Recently, the Nederlands Genootschap van Bibliofielen (Dutch Association of Bibliophiles) edited a book on Dutch auctions from the twentieth century onwards, Eenmaal andermaal! (Going Once, Going Twice), published by De Buitenkant. The Vale Press is mentioned in my article on the Dutch poet and professor P.N. van Eyck (1887-1954). During the period that Van Eyck lived in London as correspondent for a Dutch newspaper, he bought books for his friends, or, as was often necessary in the 1930s, sold books for them. He performed this mediating role for fellow poet and historian Carel Gerretson. Van Eyck offered a number of private press editions to the Zwemmer firm in London; it proved to be a tough sell. In a report on his activities, he wrote:
The few Doves Press books are the most valuable but they are not among the most expensive. All under ten pounds, seven or eight at the most I think, and that is the selling price. Your Lucretius [Ashendene Press] could be sold at a profit. Most of the others are from the Vale Press printed on the machine, and have value but are difficult to sell. So it will take some effort and you don't say how their condition is.

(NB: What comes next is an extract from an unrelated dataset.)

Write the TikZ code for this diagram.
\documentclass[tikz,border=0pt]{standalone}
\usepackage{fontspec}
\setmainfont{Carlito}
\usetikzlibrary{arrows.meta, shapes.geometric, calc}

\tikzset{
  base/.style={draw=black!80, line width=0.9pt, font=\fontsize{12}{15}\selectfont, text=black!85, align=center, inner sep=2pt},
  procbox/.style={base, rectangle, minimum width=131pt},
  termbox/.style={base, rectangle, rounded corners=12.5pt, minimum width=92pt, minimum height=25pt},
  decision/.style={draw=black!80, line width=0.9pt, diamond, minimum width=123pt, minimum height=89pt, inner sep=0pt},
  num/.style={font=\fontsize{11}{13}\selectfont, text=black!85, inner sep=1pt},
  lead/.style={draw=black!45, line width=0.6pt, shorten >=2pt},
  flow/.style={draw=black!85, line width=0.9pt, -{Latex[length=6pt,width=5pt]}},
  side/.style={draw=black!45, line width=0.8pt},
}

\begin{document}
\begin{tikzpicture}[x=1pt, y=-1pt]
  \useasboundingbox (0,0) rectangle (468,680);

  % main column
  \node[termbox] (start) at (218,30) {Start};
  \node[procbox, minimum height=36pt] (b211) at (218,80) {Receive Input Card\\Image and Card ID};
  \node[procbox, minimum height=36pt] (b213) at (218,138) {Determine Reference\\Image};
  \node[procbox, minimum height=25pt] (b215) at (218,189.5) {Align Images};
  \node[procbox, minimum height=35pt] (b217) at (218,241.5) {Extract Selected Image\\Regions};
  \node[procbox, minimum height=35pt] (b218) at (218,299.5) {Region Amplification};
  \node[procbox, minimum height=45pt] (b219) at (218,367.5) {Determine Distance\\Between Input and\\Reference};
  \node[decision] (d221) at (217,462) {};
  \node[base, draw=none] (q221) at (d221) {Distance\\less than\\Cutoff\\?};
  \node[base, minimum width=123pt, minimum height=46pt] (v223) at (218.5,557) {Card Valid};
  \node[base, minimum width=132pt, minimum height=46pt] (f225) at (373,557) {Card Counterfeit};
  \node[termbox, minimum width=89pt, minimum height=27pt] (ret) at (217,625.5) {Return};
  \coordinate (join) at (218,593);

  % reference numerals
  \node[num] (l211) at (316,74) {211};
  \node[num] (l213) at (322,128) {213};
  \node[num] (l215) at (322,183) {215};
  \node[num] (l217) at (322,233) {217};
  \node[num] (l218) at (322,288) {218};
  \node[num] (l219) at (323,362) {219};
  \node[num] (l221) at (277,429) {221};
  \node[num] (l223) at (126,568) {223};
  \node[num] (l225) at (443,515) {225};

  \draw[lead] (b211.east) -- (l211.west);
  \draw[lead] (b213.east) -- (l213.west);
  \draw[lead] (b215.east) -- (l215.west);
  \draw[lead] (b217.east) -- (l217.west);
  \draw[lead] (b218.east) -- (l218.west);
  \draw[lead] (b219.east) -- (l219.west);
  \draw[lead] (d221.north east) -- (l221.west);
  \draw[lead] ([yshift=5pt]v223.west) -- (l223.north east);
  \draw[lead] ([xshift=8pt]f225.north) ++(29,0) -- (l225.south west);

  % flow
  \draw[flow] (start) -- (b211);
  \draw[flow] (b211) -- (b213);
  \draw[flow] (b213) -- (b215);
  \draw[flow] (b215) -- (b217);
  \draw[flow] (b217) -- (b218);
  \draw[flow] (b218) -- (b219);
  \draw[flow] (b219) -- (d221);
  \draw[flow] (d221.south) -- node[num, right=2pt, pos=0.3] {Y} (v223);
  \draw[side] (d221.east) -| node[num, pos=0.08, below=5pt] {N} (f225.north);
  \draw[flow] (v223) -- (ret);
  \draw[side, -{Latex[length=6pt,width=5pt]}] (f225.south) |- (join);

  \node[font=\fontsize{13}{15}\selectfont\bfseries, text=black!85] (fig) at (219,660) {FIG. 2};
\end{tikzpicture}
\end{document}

William Meinhold, Mary Schweidler, the Amber Witch (The Vale Press, 1903) |
In another letter, he wrote that all private press books had decreased in value over the past year. Another factor was that the private press world had changed and that a hierarchy of publishers had arisen due to a definition of the term 'private press' constructed in retrospect, in which the possession of one's own press was considered the sanctifying factor, while historically other rankings could just as well have been justified. Van Eyck observed: 'The Vale Press is also unpopular.'
The idea had arisen that these books were not printed on a hand press. Van Eyck considered this a disadvantage and thought that the hand press provided a 'more severe colour', a 'sharper print' and a better registration, while only a hand press enabled the printer to take account of the irregularities of handmade paper. However, the Vale Press editions were indeed printed on a hand press, though not in the studio of designer Charles Ricketts, but at Ballantyne's, where a specially appointed printer was at his disposal; in this the approach differed only legally (the possession of a printing press) from that of Morris's Kelmscott Press.
When Van Eyck's collection was sold in 1972, it turned out that he owned a single Vale Press edition: William Meinhold's Mary Schweidler, The Amber Witch. This copy, with its owner's inscription, was purchased for the Rijksmuseum Meermanno-Westreenianum/Museum of the Book (now Huis van het boek), The Hague.